▶ _Your objective_
Reproduce the data exactly.

▶ _Data shown_
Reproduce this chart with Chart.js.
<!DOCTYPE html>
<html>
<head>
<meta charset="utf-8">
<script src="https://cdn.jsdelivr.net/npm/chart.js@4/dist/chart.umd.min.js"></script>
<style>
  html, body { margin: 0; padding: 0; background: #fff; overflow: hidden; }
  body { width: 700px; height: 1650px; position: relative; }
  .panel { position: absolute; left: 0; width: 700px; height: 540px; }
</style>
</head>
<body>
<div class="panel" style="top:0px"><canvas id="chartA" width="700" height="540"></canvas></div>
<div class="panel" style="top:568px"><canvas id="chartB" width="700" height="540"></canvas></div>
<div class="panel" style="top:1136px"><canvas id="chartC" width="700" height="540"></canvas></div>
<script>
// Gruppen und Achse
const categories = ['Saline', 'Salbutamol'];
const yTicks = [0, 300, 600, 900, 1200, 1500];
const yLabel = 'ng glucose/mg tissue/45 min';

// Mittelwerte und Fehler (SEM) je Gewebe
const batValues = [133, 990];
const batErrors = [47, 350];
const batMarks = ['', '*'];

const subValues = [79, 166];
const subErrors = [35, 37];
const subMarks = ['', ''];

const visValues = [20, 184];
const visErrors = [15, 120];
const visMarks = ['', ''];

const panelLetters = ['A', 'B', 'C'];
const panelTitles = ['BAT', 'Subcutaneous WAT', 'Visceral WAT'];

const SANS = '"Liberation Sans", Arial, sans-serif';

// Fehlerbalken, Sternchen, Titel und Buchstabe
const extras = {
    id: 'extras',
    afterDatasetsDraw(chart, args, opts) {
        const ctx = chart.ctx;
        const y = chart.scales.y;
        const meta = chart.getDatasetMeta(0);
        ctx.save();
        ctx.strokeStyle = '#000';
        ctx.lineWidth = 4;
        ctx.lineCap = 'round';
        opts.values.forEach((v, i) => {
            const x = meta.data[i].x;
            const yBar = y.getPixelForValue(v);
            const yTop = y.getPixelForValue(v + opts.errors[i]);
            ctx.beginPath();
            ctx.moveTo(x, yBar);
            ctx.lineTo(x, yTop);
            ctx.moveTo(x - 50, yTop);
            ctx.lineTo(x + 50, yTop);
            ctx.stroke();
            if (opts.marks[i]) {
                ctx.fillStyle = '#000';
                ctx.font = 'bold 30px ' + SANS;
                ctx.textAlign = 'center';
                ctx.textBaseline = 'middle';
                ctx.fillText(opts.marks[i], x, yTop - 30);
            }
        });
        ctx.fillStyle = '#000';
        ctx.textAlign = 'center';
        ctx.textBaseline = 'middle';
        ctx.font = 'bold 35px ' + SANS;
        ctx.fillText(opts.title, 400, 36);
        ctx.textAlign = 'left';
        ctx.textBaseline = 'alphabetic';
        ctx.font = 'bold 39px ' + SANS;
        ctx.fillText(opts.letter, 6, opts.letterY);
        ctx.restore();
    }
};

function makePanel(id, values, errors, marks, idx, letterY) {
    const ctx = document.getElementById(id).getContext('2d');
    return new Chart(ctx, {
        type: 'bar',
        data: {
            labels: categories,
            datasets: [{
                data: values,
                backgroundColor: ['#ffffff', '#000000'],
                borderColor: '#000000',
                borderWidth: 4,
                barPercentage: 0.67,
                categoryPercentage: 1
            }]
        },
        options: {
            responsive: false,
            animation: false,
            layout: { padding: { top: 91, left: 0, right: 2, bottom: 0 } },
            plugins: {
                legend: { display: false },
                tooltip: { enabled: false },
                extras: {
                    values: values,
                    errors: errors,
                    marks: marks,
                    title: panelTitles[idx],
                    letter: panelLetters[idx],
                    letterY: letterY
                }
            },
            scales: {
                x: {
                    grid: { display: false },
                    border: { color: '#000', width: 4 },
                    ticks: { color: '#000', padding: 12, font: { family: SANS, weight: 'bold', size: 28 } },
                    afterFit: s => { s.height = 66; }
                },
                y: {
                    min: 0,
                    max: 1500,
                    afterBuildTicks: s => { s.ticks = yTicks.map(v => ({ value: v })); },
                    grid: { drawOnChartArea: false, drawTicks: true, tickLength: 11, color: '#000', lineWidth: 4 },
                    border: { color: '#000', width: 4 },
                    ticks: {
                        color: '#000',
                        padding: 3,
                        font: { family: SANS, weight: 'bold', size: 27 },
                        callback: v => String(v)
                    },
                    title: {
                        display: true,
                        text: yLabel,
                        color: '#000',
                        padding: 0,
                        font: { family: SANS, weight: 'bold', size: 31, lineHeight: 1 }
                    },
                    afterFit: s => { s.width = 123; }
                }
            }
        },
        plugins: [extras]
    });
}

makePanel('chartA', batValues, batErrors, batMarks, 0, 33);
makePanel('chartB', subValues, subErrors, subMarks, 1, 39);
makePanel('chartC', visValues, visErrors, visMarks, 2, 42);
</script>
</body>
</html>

▶ _Exercise solution_
Reproduce this chart with Chart.js.
<!DOCTYPE html>
<html>
<head>
<meta charset="utf-8">
<script src="https://cdn.jsdelivr.net/npm/chart.js@4/dist/chart.umd.min.js"></script>
<style>
  html, body { margin: 0; padding: 0; background: #fff; overflow: hidden; }
  body { width: 700px; height: 1650px; position: relative; }
  .panel { position: absolute; left: 0; width: 700px; height: 540px; }
</style>
</head>
<body>
<div class="panel" style="top:0px"><canvas id="chartA" width="700" height="540"></canvas></div>
<div class="panel" style="top:568px"><canvas id="chartB" width="700" height="540"></canvas></div>
<div class="panel" style="top:1136px"><canvas id="chartC" width="700" height="540"></canvas></div>
<script>
// Gruppen und Achse
const categories = ['Saline', 'Salbutamol'];
const yTicks = [0, 300, 600, 900, 1200, 1500];
const yLabel = 'ng glucose/mg tissue/45 min';

// Mittelwerte und Fehler (SEM) je Gewebe
const batValues = [133, 990];
const batErrors = [47, 350];
const batMarks = ['', '*'];

const subValues = [79, 166];
const subErrors = [35, 37];
const subMarks = ['', ''];

const visValues = [20, 184];
const visErrors = [15, 120];
const visMarks = ['', ''];

const panelLetters = ['A', 'B', 'C'];
const panelTitles = ['BAT', 'Subcutaneous WAT', 'Visceral WAT'];

const SANS = '"Liberation Sans", Arial, sans-serif';

// Fehlerbalken, Sternchen, Titel und Buchstabe
const extras = {
    id: 'extras',
    afterDatasetsDraw(chart, args, opts) {
        const ctx = chart.ctx;
        const y = chart.scales.y;
        const meta = chart.getDatasetMeta(0);
        ctx.save();
        ctx.strokeStyle = '#000';
        ctx.lineWidth = 4;
        ctx.lineCap = 'round';
        opts.values.forEach((v, i) => {
            const x = meta.data[i].x;
            const yBar = y.getPixelForValue(v);
            const yTop = y.getPixelForValue(v + opts.errors[i]);
            ctx.beginPath();
            ctx.moveTo(x, yBar);
            ctx.lineTo(x, yTop);
            ctx.moveTo(x - 50, yTop);
            ctx.lineTo(x + 50, yTop);
            ctx.stroke();
            if (opts.marks[i]) {
                ctx.fillStyle = '#000';
                ctx.font = 'bold 30px ' + SANS;
                ctx.textAlign = 'center';
                ctx.textBaseline = 'middle';
                ctx.fillText(opts.marks[i], x, yTop - 30);
            }
        });
        ctx.fillStyle = '#000';
        ctx.textAlign = 'center';
        ctx.textBaseline = 'middle';
        ctx.font = 'bold 35px ' + SANS;
        ctx.fillText(opts.title, 400, 36);
        ctx.textAlign = 'left';
        ctx.textBaseline = 'alphabetic';
        ctx.font = 'bold 39px ' + SANS;
        ctx.fillText(opts.letter, 6, opts.letterY);
        ctx.restore();
    }
};

function makePanel(id, values, errors, marks, idx, letterY) {
    const ctx = document.getElementById(id).getContext('2d');
    return new Chart(ctx, {
        type: 'bar',
        data: {
            labels: categories,
            datasets: [{
                data: values,
                backgroundColor: ['#ffffff', '#000000'],
                borderColor: '#000000',
                borderWidth: 4,
                barPercentage: 0.67,
                categoryPercentage: 1
            }]
        },
        options: {
            responsive: false,
            animation: false,
            layout: { padding: { top: 91, left: 0, right: 2, bottom: 0 } },
            plugins: {
                legend: { display: false },
                tooltip: { enabled: false },
                extras: {
                    values: values,
                    errors: errors,
                    marks: marks,
                    title: panelTitles[idx],
                    letter: panelLetters[idx],
                    letterY: letterY
                }
            },
            scales: {
                x: {
                    grid: { display: false },
                    border: { color: '#000', width: 4 },
                    ticks: { color: '#000', padding: 12, font: { family: SANS, weight: 'bold', size: 28 } },
                    afterFit: s => { s.height = 66; }
                },
                y: {
                    min: 0,
                    max: 1500,
                    afterBuildTicks: s => { s.ticks = yTicks.map(v => ({ value: v })); },
                    grid: { drawOnChartArea: false, drawTicks: true, tickLength: 11, color: '#000', lineWidth: 4 },
                    border: { color: '#000', width: 4 },
                    ticks: {
                        color: '#000',
                        padding: 3,
                        font: { family: SANS, weight: 'bold', size: 27 },
                        callback: v => String(v)
                    },
                    title: {
                        display: true,
                        text: yLabel,
                        color: '#000',
                        padding: 0,
                        font: { family: SANS, weight: 'bold', size: 31, lineHeight: 1 }
                    },
                    afterFit: s => { s.width = 123; }
                }
            }
        },
        plugins: [extras]
    });
}

makePanel('chartA', batValues, batErrors, batMarks, 0, 33);
makePanel('chartB', subValues, subErrors, subMarks, 1, 39);
makePanel('chartC', visValues, visErrors, visMarks, 2, 42);
</script>
</body>
</html>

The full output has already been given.